There is a saying that too many cooks spoil the broth; well, in TERMINAL DESCENT’s case there is only one cook yet the broth is still spoiled, mainly due to Tony Mikkelson’s (who handles all musical duties here) indecisiveness as to how he wants “Host Age To The Devil” to sound. Musically this band is labeled as Black Metal but in truth this is much closer to Death Metal – very twisted, incoherent Death Metal at that.


My only previous encounter with TERMINAL DESCENT was a few tracks on some compilation albums a few years back and I wasn’t really impressed back then. Sadly not much has improved, as “Host Age To The Devil” (nice bit of wordplay going on in the title…) proved to be quite a taxing listen, with the album as a whole not showing much in the way of engaging or focused songwriting.
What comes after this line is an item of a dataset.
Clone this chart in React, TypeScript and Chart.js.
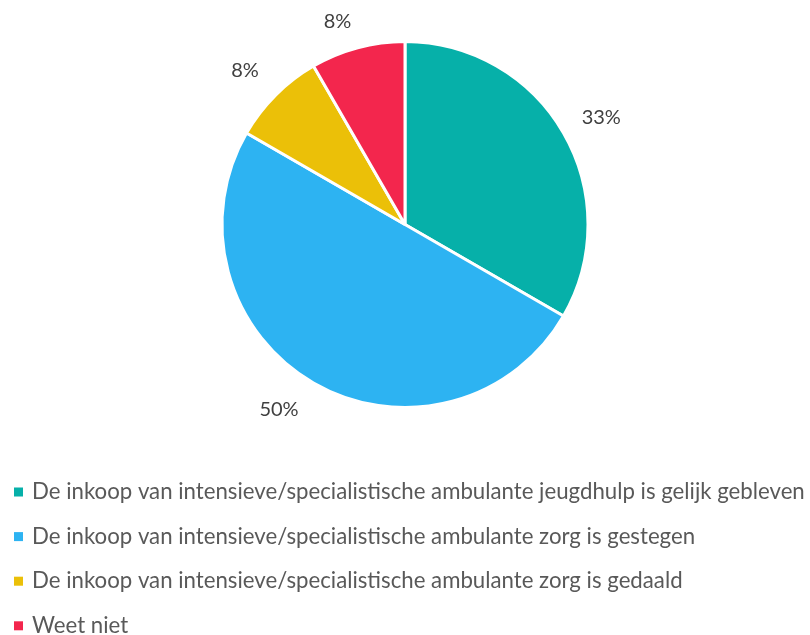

For a one-man project quite a full (“busy” is probably a better term) sound has been achieved, with lots of riffs and tempo variations thrown in, but none of these riffs are memorable and the incongruous “jazzy” interludes and downright atonal melodies certainly don’t help matters either. It ebbs and flows but nothing really ‘clicks’ and at the end of the day I felt that I listened to a series of moments as opposed to a single whole. Not fun. IMMOLATION’s music is characterized by the same methodology but where the New York veterans pull it off with class, TERMINAL DESCENT simply falls flat.


There are a few decent tracks though - just listen to “That Which Serves” and especially “Temple Of The Sun Of Non” for solid space-y Death Metal, and to the closer, a heavier number. These are the only highlights on here; the rest is all just one noisy, incoherent mess where everything is either too one-dimensional or too unfocused for its own good. The biggest problem is the fact that Mikkelson is the sole guitarist and thus does not have a partner that could provide some degree of musical counterpoint and depth to proceedings. So now there’s one guitar churning out all kinds of messy riffs and even when one of those might be good it is immediately drowned out by the fuzzy palm-muted guitar sound, something Mikkelson obviously utilized in order to create a “full” sound.


So yes, this was not a pleasant listen and to anyone willing to check this one out it will be blatantly obvious that much works needs to be done if TERMINAL DESCENT is to stand even a miniscule chance of becoming an interesting band, not to mention a good one.